WHAT IS EXPECTED —
Make an exact copy of the records, dropping all pictures.
* * * *
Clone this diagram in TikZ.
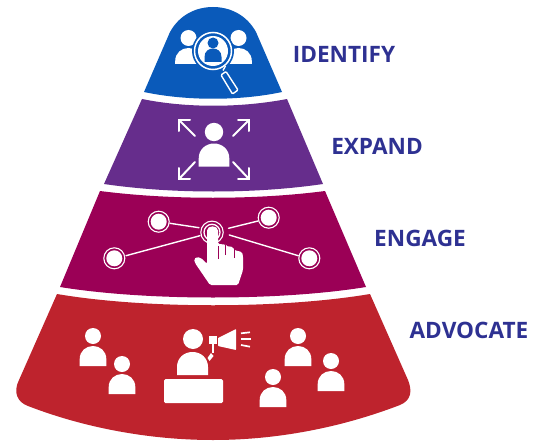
\documentclass[tikz,border=0pt]{standalone}
\usepackage{fontspec}
\setmainfont{Open Sans}
\definecolor{cblue}{HTML}{0A5ABA}
\definecolor{cpurple}{HTML}{662D8C}
\definecolor{cmag}{HTML}{9B0056}
\definecolor{cred}{HTML}{BE232D}
\definecolor{ctext}{HTML}{2E3192}
\tikzset{
  lab/.style={font=\bfseries\fontsize{22.6}{26}\selectfont,text=ctext,anchor=center,inner sep=0pt},
  wl/.style={draw=white,line width=1.4pt,line cap=round},
  arrowline/.style={draw=white,line width=2pt,line cap=round,line join=miter},
}
\newcommand{\person}[3]{% x y scale: head at (x,y)
  \fill[white] (#1,#2) circle ({8*#3});
  \fill[white] ({#1-13.3*#3},{#2+30*#3}) -- ({#1-13.3*#3},{#2+23*#3})
    .. controls ({#1-13.3*#3},{#2+15*#3}) and ({#1-7*#3},{#2+10*#3}) .. (#1,{#2+10*#3})
    .. controls ({#1+7*#3},{#2+10*#3}) and ({#1+13.3*#3},{#2+15*#3}) .. ({#1+13.3*#3},{#2+23*#3})
    -- ({#1+13.3*#3},{#2+30*#3}) -- cycle;
}
\begin{document}
\begin{tikzpicture}[x=1pt,y=-1pt]
\useasboundingbox (0,0) rectangle (537,441);
% bands
\fill[cblue] (144,92) -- (170,32) .. controls (180,14) and (197,7) .. (213,7)
  .. controls (229,7) and (246,14) .. (256,32) -- (282,92)
  .. controls (240,101) and (186,101) .. (144,92) -- cycle;
\fill[cpurple] (142,99) .. controls (186,108) and (240,108) .. (287,99)
  -- (323,184) .. controls (255,194) and (172,194) .. (104,184) -- cycle;
\fill[cmag] (100,191) .. controls (170,200) and (256,200) .. (325,191)
  -- (366,287) .. controls (280,301) and (146,301) .. (60,287) -- cycle;
\fill[cred] (57,294) .. controls (145,309) and (281,309) .. (370,294)
  -- (408,380) .. controls (412,390) and (412,400) .. (400,405)
  .. controls (340,428) and (276,440) .. (213,440)
  .. controls (150,440) and (85,428) .. (28,406)
  .. controls (17,402) and (13,392) .. (19,380) -- cycle;
% identify icon
\person{188.5}{38}{1.0}
\person{238.5}{38}{1.0}
\fill[cblue] (172,64) rectangle (256,70);
\fill[cblue] (213,51) circle (21);
\draw[white,line width=1.5pt] (213,51) circle (18.5);
\fill[white] (213,51) circle (15);
\fill[cblue] (213,43) circle (5.5);
\fill[cblue] (204.5,62) -- (204.5,57) .. controls (204.5,51) and (209,48.5) .. (213,48.5) .. controls (217,48.5) and (221.5,51) .. (221.5,57) -- (221.5,62) -- cycle;
\draw[white,line width=1.4pt] (225.5,66) -- (223,70.5);
\draw[white,line width=1.4pt,rounded corners=1pt] (221,75) -- (226,71.5) -- (238,90) -- (232.5,94) -- cycle;
% expand icon
\person{214}{132}{1.15}
\draw[arrowline] (195,136) -- (179,120);
\draw[arrowline] (233,136) -- (249,120);
\draw[arrowline] (195,162) -- (179,179);
\draw[arrowline] (233,162) -- (249,179);
\draw[arrowline] (179,131) -- (179,120) -- (190,120);
\draw[arrowline] (238,120) -- (249,120) -- (249,131);
\draw[arrowline] (179,168) -- (179,179) -- (190,179);
\draw[arrowline] (238,179) -- (249,179) -- (249,168);
% engage icon
\foreach \x/\y in {158.7/221.7, 268.7/217.7, 114.3/258.3, 309.3/258.3}{
  \draw[white,line width=1.1pt] (\x,\y) circle (10.5);
  \fill[white] (\x,\y) circle (8);
}
\draw[white,line width=1.1pt] (212,232.3) circle (11.2);
\draw[white,line width=1.3pt] (212,232.3) circle (8);
\draw[wl] (170,223.3) -- (199,227.7);
\draw[wl] (228.5,228.3) -- (258,221);
\draw[wl] (126,255.7) -- (200,235.7);
\draw[wl] (229.3,235) -- (298.3,255.7);
\fill[white,rounded corners=1.5pt] (210,285) -- (195,263) -- (194,259) -- (197,257) -- (201,258) -- (207,264)
  -- (207,232) .. controls (207,225) and (218,225) .. (218,232) -- (218,244) -- (225.5,244.5) -- (226,246)
  -- (233,247) -- (234,250) -- (242,252) -- (243,256) -- (243,270) -- (238,285) -- cycle;
\draw[cmag,line width=0.8pt] (218,259) -- (218,246);
\draw[cmag,line width=0.8pt] (225.5,255) -- (225.5,245);
\draw[cmag,line width=0.8pt] (234,258) -- (234,249);
% advocate icon
\person{93}{336}{1.0}
\person{122}{364}{1.0}
\person{298}{336}{1.0}
\person{273}{377}{1.0}
\person{331}{361}{1.0}
\fill[white] (193,339) circle (10);
\fill[white] (177,375) -- (177,367) .. controls (177,358) and (184,352) .. (192.5,352) .. controls (201,352) and (208,358) .. (208,367) -- (208,375) -- cycle;
\fill[white,rounded corners=1.5pt] (164,379) rectangle (223,403);
\fill[white,rounded corners=0.6pt] (218,338) -- (236,329) -- (236,350) -- (218,346) -- cycle;
\fill[white] (209.3,336) rectangle (216.7,344);
\fill[white] (212,344) rectangle (214.4,352.7);
\fill[white] (211,353) -- (213.5,356) -- (209.5,361) -- (207.5,358) -- cycle;
\draw[white,line width=1.7pt] (241,333.3) -- (250,332.3);
\draw[white,line width=1.7pt] (241,339.3) -- (251,339.3);
\draw[white,line width=1.7pt] (241,345) -- (250,346.7);
% labels
\node[lab] (n1) at (344,54) {IDENTIFY};
\node[lab] (n2) at (377,146) {EXPAND};
\node[lab] (n3) at (420,238) {ENGAGE};
\node[lab] (n4) at (469,330) {ADVOCATE};
\end{tikzpicture}
\end{document}
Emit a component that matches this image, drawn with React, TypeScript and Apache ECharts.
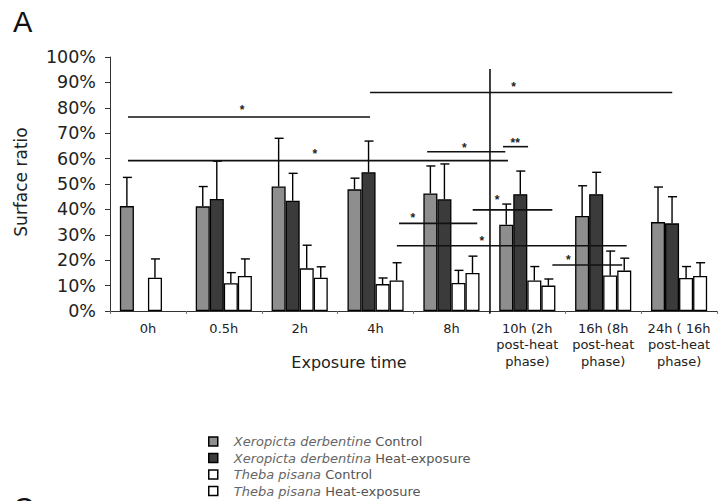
* * * *
EXPECTED ANSWER —
Clone this diagram in TikZ.
\documentclass[tikz,border=0pt]{standalone}
\usepackage{fontspec}
\setmainfont{Open Sans}
\definecolor{cblue}{HTML}{0A5ABA}
\definecolor{cpurple}{HTML}{662D8C}
\definecolor{cmag}{HTML}{9B0056}
\definecolor{cred}{HTML}{BE232D}
\definecolor{ctext}{HTML}{2E3192}
\tikzset{
  lab/.style={font=\bfseries\fontsize{22.6}{26}\selectfont,text=ctext,anchor=center,inner sep=0pt},
  wl/.style={draw=white,line width=1.4pt,line cap=round},
  arrowline/.style={draw=white,line width=2pt,line cap=round,line join=miter},
}
\newcommand{\person}[3]{% x y scale: head at (x,y)
  \fill[white] (#1,#2) circle ({8*#3});
  \fill[white] ({#1-13.3*#3},{#2+30*#3}) -- ({#1-13.3*#3},{#2+23*#3})
    .. controls ({#1-13.3*#3},{#2+15*#3}) and ({#1-7*#3},{#2+10*#3}) .. (#1,{#2+10*#3})
    .. controls ({#1+7*#3},{#2+10*#3}) and ({#1+13.3*#3},{#2+15*#3}) .. ({#1+13.3*#3},{#2+23*#3})
    -- ({#1+13.3*#3},{#2+30*#3}) -- cycle;
}
\begin{document}
\begin{tikzpicture}[x=1pt,y=-1pt]
\useasboundingbox (0,0) rectangle (537,441);
% bands
\fill[cblue] (144,92) -- (170,32) .. controls (180,14) and (197,7) .. (213,7)
  .. controls (229,7) and (246,14) .. (256,32) -- (282,92)
  .. controls (240,101) and (186,101) .. (144,92) -- cycle;
\fill[cpurple] (142,99) .. controls (186,108) and (240,108) .. (287,99)
  -- (323,184) .. controls (255,194) and (172,194) .. (104,184) -- cycle;
\fill[cmag] (100,191) .. controls (170,200) and (256,200) .. (325,191)
  -- (366,287) .. controls (280,301) and (146,301) .. (60,287) -- cycle;
\fill[cred] (57,294) .. controls (145,309) and (281,309) .. (370,294)
  -- (408,380) .. controls (412,390) and (412,400) .. (400,405)
  .. controls (340,428) and (276,440) .. (213,440)
  .. controls (150,440) and (85,428) .. (28,406)
  .. controls (17,402) and (13,392) .. (19,380) -- cycle;
% identify icon
\person{188.5}{38}{1.0}
\person{238.5}{38}{1.0}
\fill[cblue] (172,64) rectangle (256,70);
\fill[cblue] (213,51) circle (21);
\draw[white,line width=1.5pt] (213,51) circle (18.5);
\fill[white] (213,51) circle (15);
\fill[cblue] (213,43) circle (5.5);
\fill[cblue] (204.5,62) -- (204.5,57) .. controls (204.5,51) and (209,48.5) .. (213,48.5) .. controls (217,48.5) and (221.5,51) .. (221.5,57) -- (221.5,62) -- cycle;
\draw[white,line width=1.4pt] (225.5,66) -- (223,70.5);
\draw[white,line width=1.4pt,rounded corners=1pt] (221,75) -- (226,71.5) -- (238,90) -- (232.5,94) -- cycle;
% expand icon
\person{214}{132}{1.15}
\draw[arrowline] (195,136) -- (179,120);
\draw[arrowline] (233,136) -- (249,120);
\draw[arrowline] (195,162) -- (179,179);
\draw[arrowline] (233,162) -- (249,179);
\draw[arrowline] (179,131) -- (179,120) -- (190,120);
\draw[arrowline] (238,120) -- (249,120) -- (249,131);
\draw[arrowline] (179,168) -- (179,179) -- (190,179);
\draw[arrowline] (238,179) -- (249,179) -- (249,168);
% engage icon
\foreach \x/\y in {158.7/221.7, 268.7/217.7, 114.3/258.3, 309.3/258.3}{
  \draw[white,line width=1.1pt] (\x,\y) circle (10.5);
  \fill[white] (\x,\y) circle (8);
}
\draw[white,line width=1.1pt] (212,232.3) circle (11.2);
\draw[white,line width=1.3pt] (212,232.3) circle (8);
\draw[wl] (170,223.3) -- (199,227.7);
\draw[wl] (228.5,228.3) -- (258,221);
\draw[wl] (126,255.7) -- (200,235.7);
\draw[wl] (229.3,235) -- (298.3,255.7);
\fill[white,rounded corners=1.5pt] (210,285) -- (195,263) -- (194,259) -- (197,257) -- (201,258) -- (207,264)
  -- (207,232) .. controls (207,225) and (218,225) .. (218,232) -- (218,244) -- (225.5,244.5) -- (226,246)
  -- (233,247) -- (234,250) -- (242,252) -- (243,256) -- (243,270) -- (238,285) -- cycle;
\draw[cmag,line width=0.8pt] (218,259) -- (218,246);
\draw[cmag,line width=0.8pt] (225.5,255) -- (225.5,245);
\draw[cmag,line width=0.8pt] (234,258) -- (234,249);
% advocate icon
\person{93}{336}{1.0}
\person{122}{364}{1.0}
\person{298}{336}{1.0}
\person{273}{377}{1.0}
\person{331}{361}{1.0}
\fill[white] (193,339) circle (10);
\fill[white] (177,375) -- (177,367) .. controls (177,358) and (184,352) .. (192.5,352) .. controls (201,352) and (208,358) .. (208,367) -- (208,375) -- cycle;
\fill[white,rounded corners=1.5pt] (164,379) rectangle (223,403);
\fill[white,rounded corners=0.6pt] (218,338) -- (236,329) -- (236,350) -- (218,346) -- cycle;
\fill[white] (209.3,336) rectangle (216.7,344);
\fill[white] (212,344) rectangle (214.4,352.7);
\fill[white] (211,353) -- (213.5,356) -- (209.5,361) -- (207.5,358) -- cycle;
\draw[white,line width=1.7pt] (241,333.3) -- (250,332.3);
\draw[white,line width=1.7pt] (241,339.3) -- (251,339.3);
\draw[white,line width=1.7pt] (241,345) -- (250,346.7);
% labels
\node[lab] (n1) at (344,54) {IDENTIFY};
\node[lab] (n2) at (377,146) {EXPAND};
\node[lab] (n3) at (420,238) {ENGAGE};
\node[lab] (n4) at (469,330) {ADVOCATE};
\end{tikzpicture}
\end{document}
Emit a component that matches this image, drawn with React, TypeScript and Apache ECharts.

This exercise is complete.